> _RECORDED DATA_:
------------------------------------

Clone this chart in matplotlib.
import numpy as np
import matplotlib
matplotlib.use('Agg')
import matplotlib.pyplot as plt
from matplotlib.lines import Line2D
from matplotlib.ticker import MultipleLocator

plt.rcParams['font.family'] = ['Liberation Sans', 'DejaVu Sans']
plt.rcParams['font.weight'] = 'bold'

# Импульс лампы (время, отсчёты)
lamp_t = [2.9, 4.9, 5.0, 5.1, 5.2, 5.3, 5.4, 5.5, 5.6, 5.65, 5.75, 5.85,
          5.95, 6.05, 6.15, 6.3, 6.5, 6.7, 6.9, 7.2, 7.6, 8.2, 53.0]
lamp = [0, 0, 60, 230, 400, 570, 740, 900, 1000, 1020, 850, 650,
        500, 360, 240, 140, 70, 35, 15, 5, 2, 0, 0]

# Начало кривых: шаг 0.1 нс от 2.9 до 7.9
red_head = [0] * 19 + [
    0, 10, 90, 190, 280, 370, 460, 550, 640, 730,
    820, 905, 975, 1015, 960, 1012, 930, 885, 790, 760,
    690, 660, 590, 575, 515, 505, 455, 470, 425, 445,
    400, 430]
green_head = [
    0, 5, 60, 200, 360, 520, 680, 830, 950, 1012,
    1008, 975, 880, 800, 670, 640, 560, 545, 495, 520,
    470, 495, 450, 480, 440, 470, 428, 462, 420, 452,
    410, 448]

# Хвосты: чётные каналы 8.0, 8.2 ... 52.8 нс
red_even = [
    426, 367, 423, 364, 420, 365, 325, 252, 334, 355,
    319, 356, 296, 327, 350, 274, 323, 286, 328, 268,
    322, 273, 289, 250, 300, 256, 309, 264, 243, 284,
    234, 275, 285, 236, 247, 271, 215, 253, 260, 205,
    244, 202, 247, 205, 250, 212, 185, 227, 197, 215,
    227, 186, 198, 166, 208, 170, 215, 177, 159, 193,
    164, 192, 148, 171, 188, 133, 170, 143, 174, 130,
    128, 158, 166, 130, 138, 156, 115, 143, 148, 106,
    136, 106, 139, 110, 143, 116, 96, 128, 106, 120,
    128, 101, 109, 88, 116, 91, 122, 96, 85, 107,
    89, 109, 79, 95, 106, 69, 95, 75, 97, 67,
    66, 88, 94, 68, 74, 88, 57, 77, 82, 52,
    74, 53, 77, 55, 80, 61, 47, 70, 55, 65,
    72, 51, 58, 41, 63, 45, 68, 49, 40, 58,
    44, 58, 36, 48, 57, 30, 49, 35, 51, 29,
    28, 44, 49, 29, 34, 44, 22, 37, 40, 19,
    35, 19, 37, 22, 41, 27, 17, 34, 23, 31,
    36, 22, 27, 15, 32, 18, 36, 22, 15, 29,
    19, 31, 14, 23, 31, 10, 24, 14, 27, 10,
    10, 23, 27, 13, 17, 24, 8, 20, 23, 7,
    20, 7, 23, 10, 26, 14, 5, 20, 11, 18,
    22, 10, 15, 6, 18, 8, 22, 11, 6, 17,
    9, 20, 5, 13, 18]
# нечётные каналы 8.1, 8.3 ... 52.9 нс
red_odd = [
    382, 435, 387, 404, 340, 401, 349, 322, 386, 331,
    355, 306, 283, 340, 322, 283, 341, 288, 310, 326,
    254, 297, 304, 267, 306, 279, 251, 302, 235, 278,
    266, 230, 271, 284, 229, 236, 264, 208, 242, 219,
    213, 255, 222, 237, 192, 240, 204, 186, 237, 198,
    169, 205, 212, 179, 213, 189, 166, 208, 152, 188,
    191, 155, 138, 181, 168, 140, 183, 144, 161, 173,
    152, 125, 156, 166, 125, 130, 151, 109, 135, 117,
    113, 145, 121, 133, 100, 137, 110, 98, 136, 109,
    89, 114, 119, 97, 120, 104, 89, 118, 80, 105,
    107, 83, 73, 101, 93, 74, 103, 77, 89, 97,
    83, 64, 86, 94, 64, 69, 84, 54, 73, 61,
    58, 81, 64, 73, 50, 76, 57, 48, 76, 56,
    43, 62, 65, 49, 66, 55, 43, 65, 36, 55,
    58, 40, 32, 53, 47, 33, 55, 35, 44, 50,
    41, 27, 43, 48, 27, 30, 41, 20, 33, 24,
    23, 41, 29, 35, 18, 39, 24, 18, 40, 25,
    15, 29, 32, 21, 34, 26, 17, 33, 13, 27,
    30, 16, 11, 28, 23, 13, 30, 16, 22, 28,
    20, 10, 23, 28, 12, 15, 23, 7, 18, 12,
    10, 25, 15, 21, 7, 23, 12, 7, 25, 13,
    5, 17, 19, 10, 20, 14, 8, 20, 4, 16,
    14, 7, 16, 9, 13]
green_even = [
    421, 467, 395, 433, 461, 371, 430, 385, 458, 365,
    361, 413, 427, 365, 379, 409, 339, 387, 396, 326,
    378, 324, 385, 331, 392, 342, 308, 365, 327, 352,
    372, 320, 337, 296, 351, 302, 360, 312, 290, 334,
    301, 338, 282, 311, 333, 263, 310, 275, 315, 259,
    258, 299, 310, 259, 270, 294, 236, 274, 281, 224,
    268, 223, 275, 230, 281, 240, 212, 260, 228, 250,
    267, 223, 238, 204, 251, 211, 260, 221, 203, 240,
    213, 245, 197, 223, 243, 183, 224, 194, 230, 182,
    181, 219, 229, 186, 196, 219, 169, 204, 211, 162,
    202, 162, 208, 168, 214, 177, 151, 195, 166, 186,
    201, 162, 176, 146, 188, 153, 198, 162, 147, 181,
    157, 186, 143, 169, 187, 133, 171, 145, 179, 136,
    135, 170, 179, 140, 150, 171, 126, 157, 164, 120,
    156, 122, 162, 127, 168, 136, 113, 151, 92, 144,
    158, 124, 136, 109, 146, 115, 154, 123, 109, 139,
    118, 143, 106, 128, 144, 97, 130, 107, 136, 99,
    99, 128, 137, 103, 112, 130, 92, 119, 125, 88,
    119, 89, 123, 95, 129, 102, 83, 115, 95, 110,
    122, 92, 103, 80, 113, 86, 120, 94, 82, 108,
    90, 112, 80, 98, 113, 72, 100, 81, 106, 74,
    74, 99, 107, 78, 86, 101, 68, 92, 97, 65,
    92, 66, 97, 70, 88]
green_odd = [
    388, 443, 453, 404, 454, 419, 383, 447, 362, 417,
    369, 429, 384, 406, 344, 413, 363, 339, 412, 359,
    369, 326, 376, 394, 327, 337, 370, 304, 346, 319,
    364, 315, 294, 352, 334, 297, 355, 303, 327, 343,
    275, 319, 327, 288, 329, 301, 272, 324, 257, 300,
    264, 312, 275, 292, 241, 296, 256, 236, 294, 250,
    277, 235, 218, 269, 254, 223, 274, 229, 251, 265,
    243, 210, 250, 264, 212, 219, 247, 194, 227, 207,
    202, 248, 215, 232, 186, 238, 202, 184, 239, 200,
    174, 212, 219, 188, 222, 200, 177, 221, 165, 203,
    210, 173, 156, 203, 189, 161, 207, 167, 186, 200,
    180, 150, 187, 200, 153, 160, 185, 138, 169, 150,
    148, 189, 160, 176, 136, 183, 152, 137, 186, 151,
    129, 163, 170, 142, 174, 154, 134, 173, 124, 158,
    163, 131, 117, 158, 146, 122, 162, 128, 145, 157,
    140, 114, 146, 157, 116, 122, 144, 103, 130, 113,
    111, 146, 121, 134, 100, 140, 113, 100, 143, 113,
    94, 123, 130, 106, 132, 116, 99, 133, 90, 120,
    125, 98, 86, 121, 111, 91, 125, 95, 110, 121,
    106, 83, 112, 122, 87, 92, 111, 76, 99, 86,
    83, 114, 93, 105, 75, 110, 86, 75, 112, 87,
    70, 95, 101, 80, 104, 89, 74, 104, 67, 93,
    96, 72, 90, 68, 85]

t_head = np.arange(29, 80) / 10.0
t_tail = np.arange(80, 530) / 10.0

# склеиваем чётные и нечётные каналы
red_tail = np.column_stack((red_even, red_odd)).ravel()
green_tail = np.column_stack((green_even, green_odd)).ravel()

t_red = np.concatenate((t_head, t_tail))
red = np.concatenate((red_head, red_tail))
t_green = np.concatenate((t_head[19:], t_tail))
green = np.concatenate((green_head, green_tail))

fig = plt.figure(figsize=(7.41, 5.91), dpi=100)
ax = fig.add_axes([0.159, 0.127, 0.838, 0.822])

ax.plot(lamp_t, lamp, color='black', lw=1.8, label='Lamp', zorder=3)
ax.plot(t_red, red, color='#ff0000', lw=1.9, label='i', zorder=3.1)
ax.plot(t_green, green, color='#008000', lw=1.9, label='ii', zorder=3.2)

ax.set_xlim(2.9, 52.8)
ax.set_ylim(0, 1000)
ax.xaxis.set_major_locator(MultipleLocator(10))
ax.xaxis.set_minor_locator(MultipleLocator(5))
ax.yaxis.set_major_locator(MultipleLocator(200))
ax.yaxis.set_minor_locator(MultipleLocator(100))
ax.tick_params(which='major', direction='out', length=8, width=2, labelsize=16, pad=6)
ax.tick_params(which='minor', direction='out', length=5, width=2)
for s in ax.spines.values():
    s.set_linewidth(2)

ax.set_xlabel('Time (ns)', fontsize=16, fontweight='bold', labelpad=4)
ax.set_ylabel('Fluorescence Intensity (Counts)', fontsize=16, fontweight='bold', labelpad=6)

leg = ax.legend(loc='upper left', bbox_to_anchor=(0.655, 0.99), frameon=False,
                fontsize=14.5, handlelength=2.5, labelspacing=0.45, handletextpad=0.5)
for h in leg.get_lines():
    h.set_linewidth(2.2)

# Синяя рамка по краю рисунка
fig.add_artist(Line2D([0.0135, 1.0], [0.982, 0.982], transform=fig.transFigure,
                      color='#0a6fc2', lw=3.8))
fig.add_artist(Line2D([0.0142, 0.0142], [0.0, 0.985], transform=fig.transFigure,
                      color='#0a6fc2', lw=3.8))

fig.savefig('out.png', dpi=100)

------------------------------------

> _BRIEF_:
Only the lines from the top of the data through the line that contains "plt.rcParams['font.weight'] = 'bold'" should be quoted, exactly as they stand.

> _ANSWER TO THE PROBLEM_:
Clone this chart in matplotlib.
import numpy as np
import matplotlib
matplotlib.use('Agg')
import matplotlib.pyplot as plt
from matplotlib.lines import Line2D
from matplotlib.ticker import MultipleLocator

plt.rcParams['font.family'] = ['Liberation Sans', 'DejaVu Sans']
plt.rcParams['font.weight'] = 'bold'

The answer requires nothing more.